Oh and this is similar to the approach that the Gates foundation is taking. As far as I can tell Gates approached this as an optimisation problem: given that he has X billion dollars to give to charity, how can he maximise the effect that his donations have? How many lives can he save* with that money?

* lives saved is of course the wrong metric: no-one has ever saved a live, just prolonged it, but it's a convenient shorthand for maximising the number of quality adjusted life years (QALYs)[1] that a donation could buy.

[1] http://en.wikipedia.org/wiki/Quality-adjusted_life_year

jessriedel|14 years ago

All good stuff, but I'd want to emphasize that directing your philanthropy based on doing the most good does not require you to be a utilitarian, nor (if you are) does it require the utility function be denominated in QALYs.

hprhpr|14 years ago

Agreed about the importance of making sure you donate to the right charities, which is why I was disappointed to read this: "And, to begin, they have sprinkled $1 million on Silicon Valley nonprofits that focus on everything from urban forestry to homeless families."

Another good essay about this stuff is here: http://lesswrong.com/lw/3gj/efficient_charity_do_unto_others...

pmarca|14 years ago

For what it's worth, those six nonprofits weren't just chosen randomly. Each GP picked one he and his family had direct experience with.

For my part, I don't know as much about this as some people, but my wife teaches philanthropy at Stanford and has studied, written about, and taught the topic of effective giving for her whole career, so that works out nicely for me. (Can't resist plugging her recent book "Giving 2.0" for people interested in the topic.)

rdl|14 years ago

Given that "how people donate money" (or spend money, or invest money seems to conflict with what they claim are their stated preferences, I wonder which is more representative.

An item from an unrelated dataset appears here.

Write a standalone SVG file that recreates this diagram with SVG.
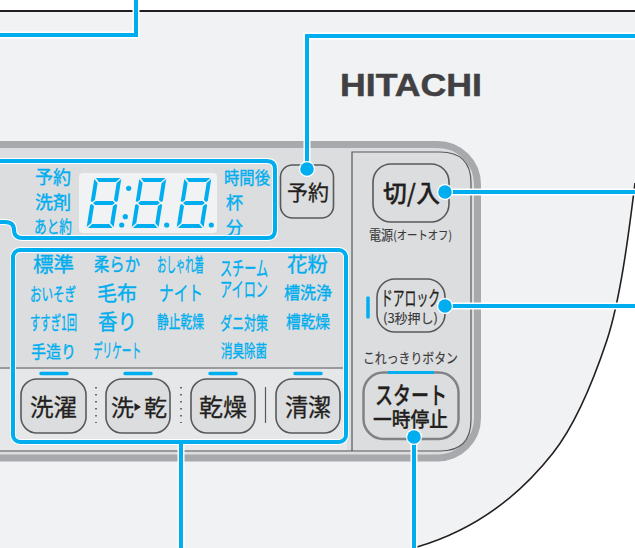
<svg xmlns="http://www.w3.org/2000/svg" width="635" height="548" viewBox="0 0 635 548">
<style>
text{font-family:"Noto Sans CJK JP","Noto Sans",sans-serif;text-anchor:start}
.b text{fill:#00aeef;stroke:#00aeef;stroke-width:.35}
.k{fill:#231f20;stroke:#231f20;stroke-width:.3}
.g{fill:#3a3a3c;stroke:#3a3a3c;stroke-width:.15}
.btn{fill:#dcddde;stroke:#58595b;stroke-width:1.6}
.halo{fill:none;stroke:#fff;stroke-width:7}
.halot{fill:none;stroke:#fff;stroke-width:6}
.blue{fill:none;stroke:#00aeef;stroke-width:4}
.bar{fill:none;stroke:#00aeef;stroke-width:3.5;stroke-linecap:round}
.dothalo{fill:#fff}
.dot{fill:#00aeef}
.sep{fill:none;stroke:#58595b;stroke-width:1.2}
</style>
<defs>
<g id="digit" class="dot">
<polygon points="1.5,-50 26,-50 22,-46 5,-46"/>
<polygon points="1.5,0 26,0 22,-4 5,-4"/>
<polygon points="5,-27 22,-27 24.5,-25 22,-23 5,-23 2.5,-25"/>
<polygon points="0,-49 4,-45 4,-28 1.5,-26 0,-27"/>
<polygon points="27,-49 23,-45 23,-28 25.5,-26 27,-27"/>
<polygon points="0,-1 4,-5 4,-22 1.5,-24 0,-23"/>
<polygon points="27,-1 23,-5 23,-22 25.5,-24 27,-23"/>
</g>
</defs>
<rect width="635" height="548" fill="#fff"/>
<g id="body">
<path d="M-5,11 H640 L635,183 C628,240 620,300 607,340 C592,385 575,425 553,453 C520,495 475,530 417,547 L395,553 H-5 Z" fill="#f1f2f4"/>
<path d="M-5,11 H635" fill="none" stroke="#231f20" stroke-width="2"/>
<path d="M635,183 C628,240 620,300 607,340 C592,385 575,425 553,453 C520,495 475,530 417,547 L395,553" fill="none" stroke="#231f20" stroke-width="1.6"/>
<text id="logo" x="340" y="96" font-size="32" font-weight="700" textLength="142" lengthAdjust="spacingAndGlyphs" style="font-family:'Liberation Sans',Arial,sans-serif" fill="#414042" stroke="#414042" stroke-width=".5">HITACHI</text>
</g>
<g id="panel">
<rect x="-60" y="144.500" width="537.500" height="313.500" rx="40" fill="#dcddde" stroke="#a7a9ac" stroke-width="7"/>
<path d="M-5,368 H348" class="sep"/>
<rect x="-5" y="369" width="352" height="81" fill="#e6e7e8"/>
<path d="M-5,451 H352" class="sep"/>
<path d="M352,451 V152 H440 Q471,152 471,183 V420 Q471,451 440,451 H352" class="sep"/>
</g>
<g id="display">
<rect x="79" y="173" width="138" height="60" rx="4" fill="#f1f2f4"/>
<use href="#digit" transform="translate(86.500,228) skewX(-9)"/>
<use href="#digit" transform="translate(131.500,228) skewX(-9)"/>
<use href="#digit" transform="translate(176.500,228) skewX(-9)"/>
<g class="dot">
<circle cx="128.700" cy="188.300" r="2.600"/>
<circle cx="125.300" cy="216.700" r="2.600"/>
<circle cx="121.700" cy="225" r="2.600"/>
<circle cx="166.700" cy="225" r="2.600"/>
<circle cx="211.300" cy="225" r="2.600"/>
</g>
<g class="b">
<text x="35" y="184" font-size="18" textLength="36" lengthAdjust="spacingAndGlyphs">予約</text>
<text x="35" y="209" font-size="18" textLength="36" lengthAdjust="spacingAndGlyphs">洗剤</text>
<text x="34" y="233" font-size="17" textLength="38" lengthAdjust="spacingAndGlyphs">あと約</text>
<text x="224" y="184" font-size="17" textLength="46" lengthAdjust="spacingAndGlyphs">時間後</text>
<text x="226" y="209" font-size="17">杯</text>
<text x="226" y="234" font-size="17">分</text>
</g>
</g>
<g id="modes" class="b">
<text x="33" y="272" font-size="20" textLength="41" lengthAdjust="spacingAndGlyphs">標準</text>
<text x="94" y="271" font-size="18" textLength="46" lengthAdjust="spacingAndGlyphs">柔らか</text>
<text x="157" y="272" font-size="19" textLength="47" lengthAdjust="spacingAndGlyphs">おしゃれ着</text>
<text x="220" y="276" font-size="20" textLength="48" lengthAdjust="spacingAndGlyphs">スチーム</text>
<text x="287" y="272" font-size="20" textLength="41" lengthAdjust="spacingAndGlyphs">花粉</text>
<text x="30" y="301" font-size="18" textLength="46" lengthAdjust="spacingAndGlyphs">おいそぎ</text>
<text x="97" y="301" font-size="20" textLength="40" lengthAdjust="spacingAndGlyphs">毛布</text>
<text x="159" y="301" font-size="20" textLength="44" lengthAdjust="spacingAndGlyphs">ナイト</text>
<text x="220" y="297" font-size="20" textLength="48" lengthAdjust="spacingAndGlyphs">アイロン</text>
<text x="284" y="299" font-size="17" textLength="48" lengthAdjust="spacingAndGlyphs">槽洗浄</text>
<text x="30" y="330" font-size="19" textLength="47" lengthAdjust="spacingAndGlyphs">すすぎ1回</text>
<text x="98" y="329" font-size="21" textLength="39" lengthAdjust="spacingAndGlyphs">香り</text>
<text x="157" y="328" font-size="17" textLength="47" lengthAdjust="spacingAndGlyphs">静止乾燥</text>
<text x="220" y="330" font-size="18" textLength="48" lengthAdjust="spacingAndGlyphs">ダニ対策</text>
<text x="286" y="328" font-size="17" textLength="44" lengthAdjust="spacingAndGlyphs">槽乾燥</text>
<text x="31" y="358" font-size="17" textLength="45" lengthAdjust="spacingAndGlyphs">手造り</text>
<text x="93" y="358" font-size="19" textLength="48" lengthAdjust="spacingAndGlyphs">デリケート</text>
<text x="221" y="357" font-size="17" textLength="46" lengthAdjust="spacingAndGlyphs">消臭除菌</text>
</g>
<g id="indicators">
<path d="M41,373.500 H67 M125,373.500 H151 M210,373.500 H236 M295,373.500 H321" class="bar"/>
<path d="M368,298 V317" class="bar" stroke-width="4"/>
<path d="M96,387 V423 M181,387 V423" fill="none" stroke="#414042" stroke-width="1.500" stroke-dasharray="1.500 5.500"/>
<path d="M265.500,387 V423" class="sep"/>
</g>
<g id="btn-wash">
<rect x="21" y="379" width="65" height="54" rx="16" class="btn"/>
<text x="30" y="416" font-size="24" class="k" textLength="47" lengthAdjust="spacingAndGlyphs">洗濯</text>
</g>
<g id="btn-washdry">
<rect x="106" y="379" width="64" height="54" rx="16" class="btn"/>
<text x="111" y="416" font-size="23" class="k">洗</text>
<polygon points="134.500,403 134.500,411 141,407" fill="#231f20"/>
<text x="144" y="416" font-size="23" class="k">乾</text>
</g>
<g id="btn-dry">
<rect x="191" y="379" width="64" height="54" rx="16" class="btn"/>
<text x="199" y="416" font-size="24" class="k" textLength="48" lengthAdjust="spacingAndGlyphs">乾燥</text>
</g>
<g id="btn-clean">
<rect x="276" y="379" width="64" height="54" rx="16" class="btn"/>
<text x="285" y="416" font-size="24" class="k" textLength="46" lengthAdjust="spacingAndGlyphs">清潔</text>
</g>
<g id="btn-reserve">
<rect x="280.500" y="165" width="53" height="53" rx="12" class="btn"/>
<text x="287" y="200" font-size="21" class="k">予約</text>
</g>
<g id="btn-power">
<rect x="373" y="164" width="76" height="58" rx="18" class="btn"/>
<text x="383" y="202" font-size="24" font-weight="500" class="k" textLength="57" lengthAdjust="spacingAndGlyphs">切/入</text>
<text x="369" y="240" font-size="14" class="g" textLength="83" lengthAdjust="spacingAndGlyphs">電源<tspan font-size="12">(オートオフ)</tspan></text>
</g>
<g id="btn-lock">
<rect x="377" y="279" width="68" height="53" rx="18" class="btn"/>
<text x="381" y="306" font-size="20" class="k" textLength="59" lengthAdjust="spacingAndGlyphs">ドアロック</text>
<text x="383" y="323" font-size="13" class="g" textLength="55" lengthAdjust="spacingAndGlyphs">(3秒押し)</text>
</g>
<g id="btn-start">
<text x="363" y="363" font-size="14" class="g" textLength="95" lengthAdjust="spacingAndGlyphs">これっきりボタン</text>
<rect x="363.500" y="372.500" width="95" height="66.500" rx="20" fill="#dcddde" stroke="#808285" stroke-width="2.500"/>
<path d="M388,372.500 H434" fill="none" stroke="#00aeef" stroke-width="3"/>
<text x="375" y="404" font-size="24" font-weight="500" class="k" textLength="72" lengthAdjust="spacingAndGlyphs">スタート</text>
<text x="373" y="427" font-size="20" font-weight="500" class="k" textLength="75" lengthAdjust="spacingAndGlyphs">一時停止</text>
</g>
<g id="connectors">
<path d="M-5,35 H136 V-5" class="halo"/>
<path d="M-5,35 H136 V-5" class="blue"/>
<path d="M-5,161 H267 Q275,161 275,169 V230 Q275,238 267,238 H23 Q14,238 14,230 Q14,222 5,222 H-5" class="halot"/>
<path d="M-5,161 H267 Q275,161 275,169 V230 Q275,238 267,238 H23 Q14,238 14,230 Q14,222 5,222 H-5" class="blue"/>
<rect x="13" y="250" width="333" height="192" rx="7" class="halot"/>
<path d="M181,442 V553" class="halo"/>
<rect x="13" y="250" width="333" height="192" rx="7" class="blue"/>
<path d="M181,442 V553" class="blue"/>
<path d="M307,169 V36 H640" class="halo"/>
<path d="M307,169 V36 H640" class="blue"/>
<path d="M445,192 H640" class="halo"/>
<path d="M445,192 H640" class="blue"/>
<path d="M445,306 H640" class="halo"/>
<path d="M445,306 H640" class="blue"/>
<path d="M414,437 V553" class="halo"/>
<path d="M414,437 V553" class="blue"/>
<circle cx="307" cy="169" r="8" class="dothalo"/><circle cx="307" cy="169" r="6.800" class="dot"/>
<circle cx="445" cy="192" r="8" class="dothalo"/><circle cx="445" cy="192" r="6.800" class="dot"/>
<circle cx="445" cy="306" r="8" class="dothalo"/><circle cx="445" cy="306" r="6.800" class="dot"/>
<circle cx="414" cy="437" r="8" class="dothalo"/><circle cx="414" cy="437" r="6.800" class="dot"/>
</g>
</svg>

I'd bet on the revealed preferences by actions.

Basically no one would say (or is allowed to say in polite company) that they care more about having art available locally than the lives of a thousand people in some third-world country that they'll never meet. Yet, it seems pretty obvious that donations to local art save fewer lives than the anti-malarial mosquito nets, and should be obvious to the people donating.

jimmyvanhalen|14 years ago

clearly a PR ploy. it's a waste of capital imo. Reduce your management fee and carried interest income and return them to your LP. or re-invest that capital in start-ups to create even more jobs.

edit: it's their money and what they do with it is their business. but they're in the venture capital business, not in the charity business. their job is to deploy capital and maximize returns to their investors (they create jobs and companies in the process).

Horowitz shakes off the potential for such troubles at Andreessen Horowitz, saying that half of firm earnings will be more than enough to satisfy its partners' lifestyles. "We don't play polo," he says. "And our skills are better suited for doing this than working full-time at a non-profit... I think this works out better for both us and the nonprofits."

Again: If they think they're earning too much. reduce their management fee and carried interest income and return the money to their LPs.

lotharbot|14 years ago

> "they're in the venture capital business, not in the charity business"

They're in the business of being human.

As is true for any of us, that means something complex, multidimensional, and personal. It's not some sort of affront to venture capitalism to use the profits it generates for something other than more venture capitalism. It's not a "waste of capital" to use your own capital for whatever you find important.